→ What you will do
Exactly as written, retype the listing below, omitting the pictures.

Code that draws figures
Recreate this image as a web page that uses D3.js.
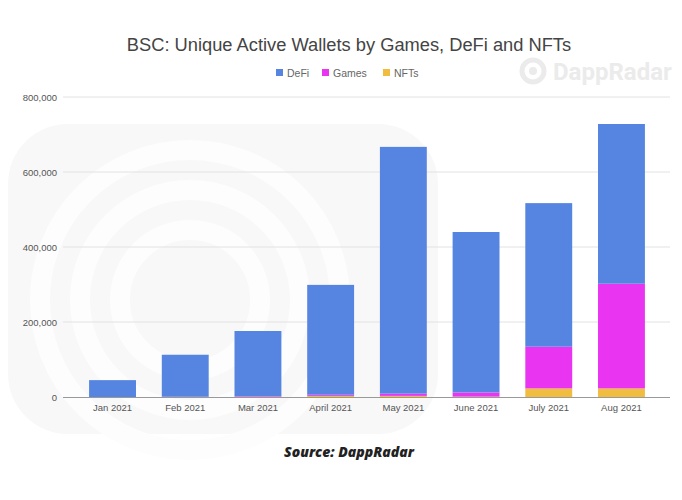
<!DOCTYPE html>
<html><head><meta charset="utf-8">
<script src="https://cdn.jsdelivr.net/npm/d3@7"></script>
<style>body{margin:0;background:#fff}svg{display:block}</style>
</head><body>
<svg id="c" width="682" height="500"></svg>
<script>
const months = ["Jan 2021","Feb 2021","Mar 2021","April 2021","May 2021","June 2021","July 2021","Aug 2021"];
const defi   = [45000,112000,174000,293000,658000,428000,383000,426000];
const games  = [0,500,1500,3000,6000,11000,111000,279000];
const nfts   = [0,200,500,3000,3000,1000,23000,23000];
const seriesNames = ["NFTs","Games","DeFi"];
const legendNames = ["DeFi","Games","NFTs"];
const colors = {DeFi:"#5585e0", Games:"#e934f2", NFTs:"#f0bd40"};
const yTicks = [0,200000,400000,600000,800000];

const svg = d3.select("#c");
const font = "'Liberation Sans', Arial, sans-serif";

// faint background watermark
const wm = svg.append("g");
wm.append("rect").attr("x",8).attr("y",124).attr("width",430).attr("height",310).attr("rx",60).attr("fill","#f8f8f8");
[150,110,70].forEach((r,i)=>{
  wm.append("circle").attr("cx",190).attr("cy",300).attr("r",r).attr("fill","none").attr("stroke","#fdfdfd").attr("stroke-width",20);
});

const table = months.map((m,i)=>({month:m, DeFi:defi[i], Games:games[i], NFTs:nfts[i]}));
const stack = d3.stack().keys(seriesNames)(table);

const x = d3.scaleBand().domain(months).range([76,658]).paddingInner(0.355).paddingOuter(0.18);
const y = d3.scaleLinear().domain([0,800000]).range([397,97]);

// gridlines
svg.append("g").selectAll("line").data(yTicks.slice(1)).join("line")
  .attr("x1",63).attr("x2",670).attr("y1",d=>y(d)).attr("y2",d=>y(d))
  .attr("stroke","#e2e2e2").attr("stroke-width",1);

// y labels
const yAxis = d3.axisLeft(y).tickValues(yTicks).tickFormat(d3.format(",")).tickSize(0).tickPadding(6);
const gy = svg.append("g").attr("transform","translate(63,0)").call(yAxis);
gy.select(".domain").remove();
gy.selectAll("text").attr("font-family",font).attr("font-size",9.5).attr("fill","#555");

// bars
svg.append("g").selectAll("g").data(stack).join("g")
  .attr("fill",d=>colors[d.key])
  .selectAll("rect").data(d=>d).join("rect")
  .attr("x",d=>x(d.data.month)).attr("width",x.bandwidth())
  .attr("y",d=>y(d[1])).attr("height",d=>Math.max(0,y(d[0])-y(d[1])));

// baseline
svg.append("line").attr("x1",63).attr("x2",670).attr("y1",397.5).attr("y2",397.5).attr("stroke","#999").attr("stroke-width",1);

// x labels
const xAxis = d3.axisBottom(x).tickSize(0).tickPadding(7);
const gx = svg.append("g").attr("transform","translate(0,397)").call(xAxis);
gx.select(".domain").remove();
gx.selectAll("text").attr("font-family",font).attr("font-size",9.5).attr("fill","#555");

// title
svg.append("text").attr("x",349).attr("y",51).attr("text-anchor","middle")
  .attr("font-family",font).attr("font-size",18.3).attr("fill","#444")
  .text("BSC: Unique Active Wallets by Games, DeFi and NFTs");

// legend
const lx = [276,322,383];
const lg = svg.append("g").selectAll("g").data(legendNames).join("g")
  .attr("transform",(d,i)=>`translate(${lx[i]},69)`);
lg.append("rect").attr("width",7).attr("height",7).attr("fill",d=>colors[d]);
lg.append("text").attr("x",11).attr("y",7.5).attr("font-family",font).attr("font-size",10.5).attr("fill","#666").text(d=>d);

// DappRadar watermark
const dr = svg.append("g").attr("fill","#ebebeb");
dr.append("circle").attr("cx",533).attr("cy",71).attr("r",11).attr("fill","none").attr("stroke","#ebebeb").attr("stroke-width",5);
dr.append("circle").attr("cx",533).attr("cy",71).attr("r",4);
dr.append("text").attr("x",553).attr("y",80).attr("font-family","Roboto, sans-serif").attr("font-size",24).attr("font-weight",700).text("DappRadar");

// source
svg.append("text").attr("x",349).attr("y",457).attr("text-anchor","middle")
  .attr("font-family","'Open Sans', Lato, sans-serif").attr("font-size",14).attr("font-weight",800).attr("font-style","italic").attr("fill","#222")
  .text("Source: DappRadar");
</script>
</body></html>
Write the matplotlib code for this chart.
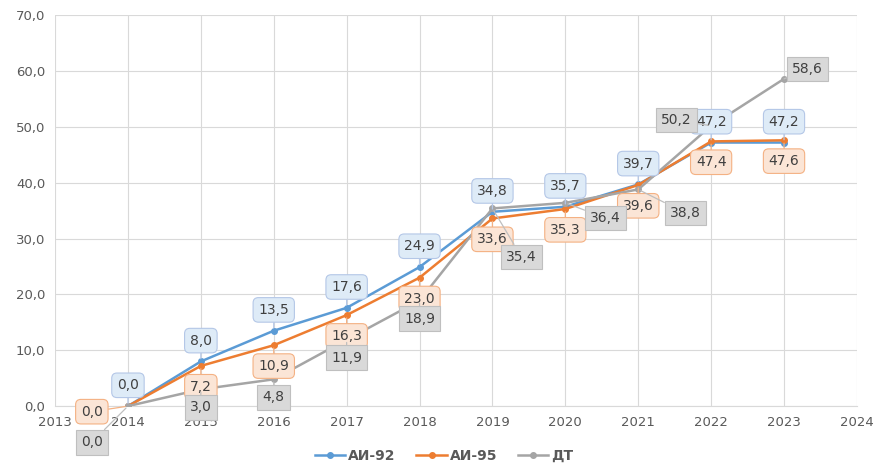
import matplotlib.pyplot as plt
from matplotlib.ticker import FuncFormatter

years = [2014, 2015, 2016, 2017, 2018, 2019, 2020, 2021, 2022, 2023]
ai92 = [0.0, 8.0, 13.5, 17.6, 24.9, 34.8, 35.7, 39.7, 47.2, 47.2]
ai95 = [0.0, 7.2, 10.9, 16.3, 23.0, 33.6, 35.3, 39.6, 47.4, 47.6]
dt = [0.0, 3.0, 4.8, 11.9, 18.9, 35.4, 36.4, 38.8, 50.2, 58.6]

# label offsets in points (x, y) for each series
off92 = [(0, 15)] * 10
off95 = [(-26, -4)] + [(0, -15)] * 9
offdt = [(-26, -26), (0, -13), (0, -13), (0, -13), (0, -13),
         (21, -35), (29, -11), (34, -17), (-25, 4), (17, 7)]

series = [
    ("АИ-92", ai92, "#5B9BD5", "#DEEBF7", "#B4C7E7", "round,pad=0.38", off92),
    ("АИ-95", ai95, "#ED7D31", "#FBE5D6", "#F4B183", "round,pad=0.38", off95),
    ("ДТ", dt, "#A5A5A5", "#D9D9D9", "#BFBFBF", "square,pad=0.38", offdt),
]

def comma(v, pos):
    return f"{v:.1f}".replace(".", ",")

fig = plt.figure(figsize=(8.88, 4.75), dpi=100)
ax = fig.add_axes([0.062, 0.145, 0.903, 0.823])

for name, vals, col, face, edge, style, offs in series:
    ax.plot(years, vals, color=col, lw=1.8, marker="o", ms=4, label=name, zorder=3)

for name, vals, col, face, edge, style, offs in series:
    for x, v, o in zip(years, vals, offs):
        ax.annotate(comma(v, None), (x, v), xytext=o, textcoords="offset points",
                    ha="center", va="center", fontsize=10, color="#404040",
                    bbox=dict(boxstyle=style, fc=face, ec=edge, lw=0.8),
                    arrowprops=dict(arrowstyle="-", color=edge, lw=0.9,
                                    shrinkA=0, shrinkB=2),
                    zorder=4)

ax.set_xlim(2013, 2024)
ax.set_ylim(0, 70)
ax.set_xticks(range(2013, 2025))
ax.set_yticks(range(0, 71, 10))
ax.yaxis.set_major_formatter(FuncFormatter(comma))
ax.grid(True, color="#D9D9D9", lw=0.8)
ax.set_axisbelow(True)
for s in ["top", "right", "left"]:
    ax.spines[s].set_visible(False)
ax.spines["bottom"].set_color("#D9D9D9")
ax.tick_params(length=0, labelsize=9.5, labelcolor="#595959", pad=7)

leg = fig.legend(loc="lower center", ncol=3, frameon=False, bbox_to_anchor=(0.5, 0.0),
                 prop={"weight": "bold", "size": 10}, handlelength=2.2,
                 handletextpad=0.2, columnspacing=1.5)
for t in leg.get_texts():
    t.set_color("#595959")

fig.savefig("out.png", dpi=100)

→ Result below
Recreate this image as a web page that uses D3.js.
<!DOCTYPE html>
<html><head><meta charset="utf-8">
<script src="https://cdn.jsdelivr.net/npm/d3@7"></script>
<style>body{margin:0;background:#fff}svg{display:block}</style>
</head><body>
<svg id="c" width="682" height="500"></svg>
<script>
const months = ["Jan 2021","Feb 2021","Mar 2021","April 2021","May 2021","June 2021","July 2021","Aug 2021"];
const defi   = [45000,112000,174000,293000,658000,428000,383000,426000];
const games  = [0,500,1500,3000,6000,11000,111000,279000];
const nfts   = [0,200,500,3000,3000,1000,23000,23000];
const seriesNames = ["NFTs","Games","DeFi"];
const legendNames = ["DeFi","Games","NFTs"];
const colors = {DeFi:"#5585e0", Games:"#e934f2", NFTs:"#f0bd40"};
const yTicks = [0,200000,400000,600000,800000];

const svg = d3.select("#c");
const font = "'Liberation Sans', Arial, sans-serif";

// faint background watermark
const wm = svg.append("g");
wm.append("rect").attr("x",8).attr("y",124).attr("width",430).attr("height",310).attr("rx",60).attr("fill","#f8f8f8");
[150,110,70].forEach((r,i)=>{
  wm.append("circle").attr("cx",190).attr("cy",300).attr("r",r).attr("fill","none").attr("stroke","#fdfdfd").attr("stroke-width",20);
});

const table = months.map((m,i)=>({month:m, DeFi:defi[i], Games:games[i], NFTs:nfts[i]}));
const stack = d3.stack().keys(seriesNames)(table);

const x = d3.scaleBand().domain(months).range([76,658]).paddingInner(0.355).paddingOuter(0.18);
const y = d3.scaleLinear().domain([0,800000]).range([397,97]);

// gridlines
svg.append("g").selectAll("line").data(yTicks.slice(1)).join("line")
  .attr("x1",63).attr("x2",670).attr("y1",d=>y(d)).attr("y2",d=>y(d))
  .attr("stroke","#e2e2e2").attr("stroke-width",1);

// y labels
const yAxis = d3.axisLeft(y).tickValues(yTicks).tickFormat(d3.format(",")).tickSize(0).tickPadding(6);
const gy = svg.append("g").attr("transform","translate(63,0)").call(yAxis);
gy.select(".domain").remove();
gy.selectAll("text").attr("font-family",font).attr("font-size",9.5).attr("fill","#555");

// bars
svg.append("g").selectAll("g").data(stack).join("g")
  .attr("fill",d=>colors[d.key])
  .selectAll("rect").data(d=>d).join("rect")
  .attr("x",d=>x(d.data.month)).attr("width",x.bandwidth())
  .attr("y",d=>y(d[1])).attr("height",d=>Math.max(0,y(d[0])-y(d[1])));

// baseline
svg.append("line").attr("x1",63).attr("x2",670).attr("y1",397.5).attr("y2",397.5).attr("stroke","#999").attr("stroke-width",1);

// x labels
const xAxis = d3.axisBottom(x).tickSize(0).tickPadding(7);
const gx = svg.append("g").attr("transform","translate(0,397)").call(xAxis);
gx.select(".domain").remove();
gx.selectAll("text").attr("font-family",font).attr("font-size",9.5).attr("fill","#555");

// title
svg.append("text").attr("x",349).attr("y",51).attr("text-anchor","middle")
  .attr("font-family",font).attr("font-size",18.3).attr("fill","#444")
  .text("BSC: Unique Active Wallets by Games, DeFi and NFTs");

// legend
const lx = [276,322,383];
const lg = svg.append("g").selectAll("g").data(legendNames).join("g")
  .attr("transform",(d,i)=>`translate(${lx[i]},69)`);
lg.append("rect").attr("width",7).attr("height",7).attr("fill",d=>colors[d]);
lg.append("text").attr("x",11).attr("y",7.5).attr("font-family",font).attr("font-size",10.5).attr("fill","#666").text(d=>d);

// DappRadar watermark
const dr = svg.append("g").attr("fill","#ebebeb");
dr.append("circle").attr("cx",533).attr("cy",71).attr("r",11).attr("fill","none").attr("stroke","#ebebeb").attr("stroke-width",5);
dr.append("circle").attr("cx",533).attr("cy",71).attr("r",4);
dr.append("text").attr("x",553).attr("y",80).attr("font-family","Roboto, sans-serif").attr("font-size",24).attr("font-weight",700).text("DappRadar");

// source
svg.append("text").attr("x",349).attr("y",457).attr("text-anchor","middle")
  .attr("font-family","'Open Sans', Lato, sans-serif").attr("font-size",14).attr("font-weight",800).attr("font-style","italic").attr("fill","#222")
  .text("Source: DappRadar");
</script>
</body></html>
Write the matplotlib code for this chart.
import matplotlib.pyplot as plt
from matplotlib.ticker import FuncFormatter

years = [2014, 2015, 2016, 2017, 2018, 2019, 2020, 2021, 2022, 2023]
ai92 = [0.0, 8.0, 13.5, 17.6, 24.9, 34.8, 35.7, 39.7, 47.2, 47.2]
ai95 = [0.0, 7.2, 10.9, 16.3, 23.0, 33.6, 35.3, 39.6, 47.4, 47.6]
dt = [0.0, 3.0, 4.8, 11.9, 18.9, 35.4, 36.4, 38.8, 50.2, 58.6]

# label offsets in points (x, y) for each series
off92 = [(0, 15)] * 10
off95 = [(-26, -4)] + [(0, -15)] * 9
offdt = [(-26, -26), (0, -13), (0, -13), (0, -13), (0, -13),
         (21, -35), (29, -11), (34, -17), (-25, 4), (17, 7)]

series = [
    ("АИ-92", ai92, "#5B9BD5", "#DEEBF7", "#B4C7E7", "round,pad=0.38", off92),
    ("АИ-95", ai95, "#ED7D31", "#FBE5D6", "#F4B183", "round,pad=0.38", off95),
    ("ДТ", dt, "#A5A5A5", "#D9D9D9", "#BFBFBF", "square,pad=0.38", offdt),
]

def comma(v, pos):
    return f"{v:.1f}".replace(".", ",")

fig = plt.figure(figsize=(8.88, 4.75), dpi=100)
ax = fig.add_axes([0.062, 0.145, 0.903, 0.823])

for name, vals, col, face, edge, style, offs in series:
    ax.plot(years, vals, color=col, lw=1.8, marker="o", ms=4, label=name, zorder=3)

for name, vals, col, face, edge, style, offs in series:
    for x, v, o in zip(years, vals, offs):
        ax.annotate(comma(v, None), (x, v), xytext=o, textcoords="offset points",
                    ha="center", va="center", fontsize=10, color="#404040",
                    bbox=dict(boxstyle=style, fc=face, ec=edge, lw=0.8),
                    arrowprops=dict(arrowstyle="-", color=edge, lw=0.9,
                                    shrinkA=0, shrinkB=2),
                    zorder=4)

ax.set_xlim(2013, 2024)
ax.set_ylim(0, 70)
ax.set_xticks(range(2013, 2025))
ax.set_yticks(range(0, 71, 10))
ax.yaxis.set_major_formatter(FuncFormatter(comma))
ax.grid(True, color="#D9D9D9", lw=0.8)
ax.set_axisbelow(True)
for s in ["top", "right", "left"]:
    ax.spines[s].set_visible(False)
ax.spines["bottom"].set_color("#D9D9D9")
ax.tick_params(length=0, labelsize=9.5, labelcolor="#595959", pad=7)

leg = fig.legend(loc="lower center", ncol=3, frameon=False, bbox_to_anchor=(0.5, 0.0),
                 prop={"weight": "bold", "size": 10}, handlelength=2.2,
                 handletextpad=0.2, columnspacing=1.5)
for t in leg.get_texts():
    t.set_color("#595959")

fig.savefig("out.png", dpi=100)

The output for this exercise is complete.